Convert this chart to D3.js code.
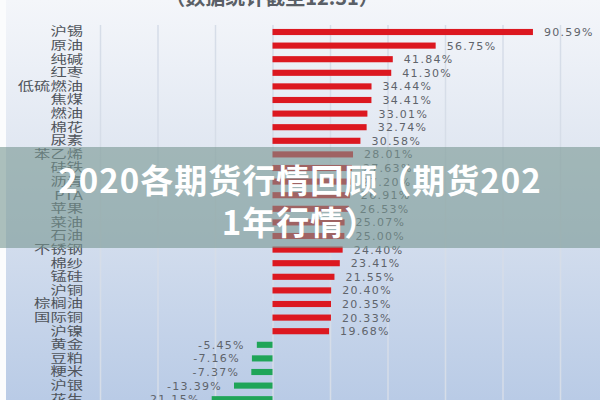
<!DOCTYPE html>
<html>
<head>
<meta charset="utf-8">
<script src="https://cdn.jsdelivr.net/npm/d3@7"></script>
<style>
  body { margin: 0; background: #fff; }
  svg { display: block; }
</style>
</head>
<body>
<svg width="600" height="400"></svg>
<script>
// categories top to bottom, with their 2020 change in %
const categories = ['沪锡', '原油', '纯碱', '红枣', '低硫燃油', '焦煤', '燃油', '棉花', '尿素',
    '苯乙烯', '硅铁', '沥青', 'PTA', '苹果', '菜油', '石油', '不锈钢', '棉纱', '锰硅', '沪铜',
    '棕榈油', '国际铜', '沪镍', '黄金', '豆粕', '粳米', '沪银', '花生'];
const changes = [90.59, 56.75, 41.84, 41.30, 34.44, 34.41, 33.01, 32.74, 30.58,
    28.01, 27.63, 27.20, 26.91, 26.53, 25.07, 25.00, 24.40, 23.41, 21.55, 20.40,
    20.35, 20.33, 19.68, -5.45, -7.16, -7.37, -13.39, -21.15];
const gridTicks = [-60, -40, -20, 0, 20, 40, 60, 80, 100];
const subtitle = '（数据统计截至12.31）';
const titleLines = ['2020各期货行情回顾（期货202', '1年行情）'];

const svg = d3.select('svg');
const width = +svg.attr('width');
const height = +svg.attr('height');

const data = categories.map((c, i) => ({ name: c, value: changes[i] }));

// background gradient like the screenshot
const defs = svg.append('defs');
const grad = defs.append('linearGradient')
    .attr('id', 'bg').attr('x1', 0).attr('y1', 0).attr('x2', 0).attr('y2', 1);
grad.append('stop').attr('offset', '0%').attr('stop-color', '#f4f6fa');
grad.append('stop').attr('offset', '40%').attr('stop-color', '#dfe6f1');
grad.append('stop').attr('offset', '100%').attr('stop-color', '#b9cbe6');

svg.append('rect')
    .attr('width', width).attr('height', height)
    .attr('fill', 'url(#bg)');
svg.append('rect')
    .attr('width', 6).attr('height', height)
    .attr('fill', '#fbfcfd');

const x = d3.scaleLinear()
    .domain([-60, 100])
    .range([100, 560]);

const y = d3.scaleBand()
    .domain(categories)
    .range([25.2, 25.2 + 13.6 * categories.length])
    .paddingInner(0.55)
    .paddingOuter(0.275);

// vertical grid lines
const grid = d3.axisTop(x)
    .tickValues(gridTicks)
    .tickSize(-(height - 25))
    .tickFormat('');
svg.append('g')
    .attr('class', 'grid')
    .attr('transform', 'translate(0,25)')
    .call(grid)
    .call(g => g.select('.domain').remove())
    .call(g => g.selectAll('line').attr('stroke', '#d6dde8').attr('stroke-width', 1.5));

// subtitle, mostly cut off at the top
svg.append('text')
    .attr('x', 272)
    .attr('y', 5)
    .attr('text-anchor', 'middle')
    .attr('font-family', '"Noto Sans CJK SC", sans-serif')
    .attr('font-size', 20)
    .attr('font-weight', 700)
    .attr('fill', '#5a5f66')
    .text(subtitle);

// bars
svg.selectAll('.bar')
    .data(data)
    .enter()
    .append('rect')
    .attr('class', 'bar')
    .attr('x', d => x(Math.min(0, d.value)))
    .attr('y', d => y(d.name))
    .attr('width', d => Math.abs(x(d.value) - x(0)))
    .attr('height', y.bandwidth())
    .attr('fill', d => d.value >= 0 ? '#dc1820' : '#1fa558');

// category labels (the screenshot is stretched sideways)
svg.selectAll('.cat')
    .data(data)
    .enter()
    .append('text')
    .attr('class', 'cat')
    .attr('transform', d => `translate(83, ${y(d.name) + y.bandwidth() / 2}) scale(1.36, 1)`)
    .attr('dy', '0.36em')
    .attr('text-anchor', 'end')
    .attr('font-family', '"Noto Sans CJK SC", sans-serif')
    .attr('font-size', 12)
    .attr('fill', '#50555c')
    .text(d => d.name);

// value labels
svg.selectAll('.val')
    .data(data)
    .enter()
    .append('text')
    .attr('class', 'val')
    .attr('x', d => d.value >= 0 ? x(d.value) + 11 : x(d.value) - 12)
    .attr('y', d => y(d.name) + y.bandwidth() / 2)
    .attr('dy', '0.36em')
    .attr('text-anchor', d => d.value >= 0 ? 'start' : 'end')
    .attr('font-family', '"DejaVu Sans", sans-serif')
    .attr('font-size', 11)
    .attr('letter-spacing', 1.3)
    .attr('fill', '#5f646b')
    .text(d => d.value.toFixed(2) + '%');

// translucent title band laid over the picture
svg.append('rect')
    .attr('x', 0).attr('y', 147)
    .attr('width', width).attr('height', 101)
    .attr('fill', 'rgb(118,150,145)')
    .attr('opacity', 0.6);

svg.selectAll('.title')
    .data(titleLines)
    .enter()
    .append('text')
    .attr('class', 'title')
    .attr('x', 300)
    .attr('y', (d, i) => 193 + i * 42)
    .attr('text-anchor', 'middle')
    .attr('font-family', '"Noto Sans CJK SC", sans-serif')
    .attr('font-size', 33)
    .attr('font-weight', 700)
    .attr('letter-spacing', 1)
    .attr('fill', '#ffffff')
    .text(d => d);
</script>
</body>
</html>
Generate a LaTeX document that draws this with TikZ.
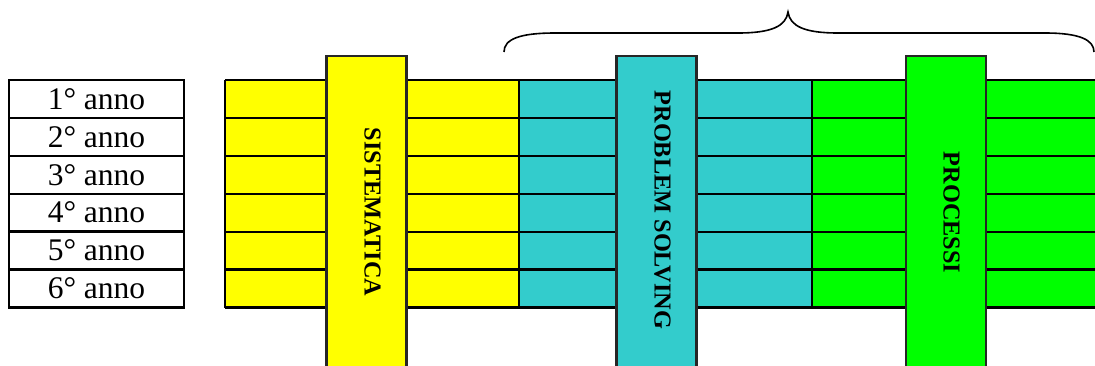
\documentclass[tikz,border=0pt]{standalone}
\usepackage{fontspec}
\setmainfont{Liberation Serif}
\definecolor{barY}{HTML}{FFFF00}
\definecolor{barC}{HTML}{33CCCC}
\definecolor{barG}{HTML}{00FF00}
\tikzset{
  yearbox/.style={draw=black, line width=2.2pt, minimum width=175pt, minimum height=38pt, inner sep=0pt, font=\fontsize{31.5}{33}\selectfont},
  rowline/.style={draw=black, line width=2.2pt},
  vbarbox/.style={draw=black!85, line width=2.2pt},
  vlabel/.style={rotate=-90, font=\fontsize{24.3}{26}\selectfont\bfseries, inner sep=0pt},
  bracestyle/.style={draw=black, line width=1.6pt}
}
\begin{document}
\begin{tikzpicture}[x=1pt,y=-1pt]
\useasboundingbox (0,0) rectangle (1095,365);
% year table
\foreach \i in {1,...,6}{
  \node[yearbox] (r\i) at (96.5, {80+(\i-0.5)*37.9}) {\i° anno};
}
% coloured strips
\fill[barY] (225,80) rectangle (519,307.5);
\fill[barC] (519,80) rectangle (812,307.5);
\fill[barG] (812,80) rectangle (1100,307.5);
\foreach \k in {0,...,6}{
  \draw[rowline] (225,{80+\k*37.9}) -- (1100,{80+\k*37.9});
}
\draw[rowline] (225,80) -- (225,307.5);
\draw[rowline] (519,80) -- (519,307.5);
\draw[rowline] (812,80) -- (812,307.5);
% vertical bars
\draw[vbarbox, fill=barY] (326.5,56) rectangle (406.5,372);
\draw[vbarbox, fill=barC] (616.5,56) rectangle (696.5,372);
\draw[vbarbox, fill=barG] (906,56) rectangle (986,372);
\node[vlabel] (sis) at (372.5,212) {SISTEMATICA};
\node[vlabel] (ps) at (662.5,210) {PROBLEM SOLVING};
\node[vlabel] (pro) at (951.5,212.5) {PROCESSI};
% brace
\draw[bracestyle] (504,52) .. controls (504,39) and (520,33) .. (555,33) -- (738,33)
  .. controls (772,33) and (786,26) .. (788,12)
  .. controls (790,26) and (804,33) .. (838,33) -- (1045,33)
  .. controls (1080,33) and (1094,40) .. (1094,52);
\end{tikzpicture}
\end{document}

Goal: Pull out each line of the records holding the string "with".

Answer:
// categories top to bottom, with their 2020 change in %
Generate a LaTeX document that draws this with TikZ.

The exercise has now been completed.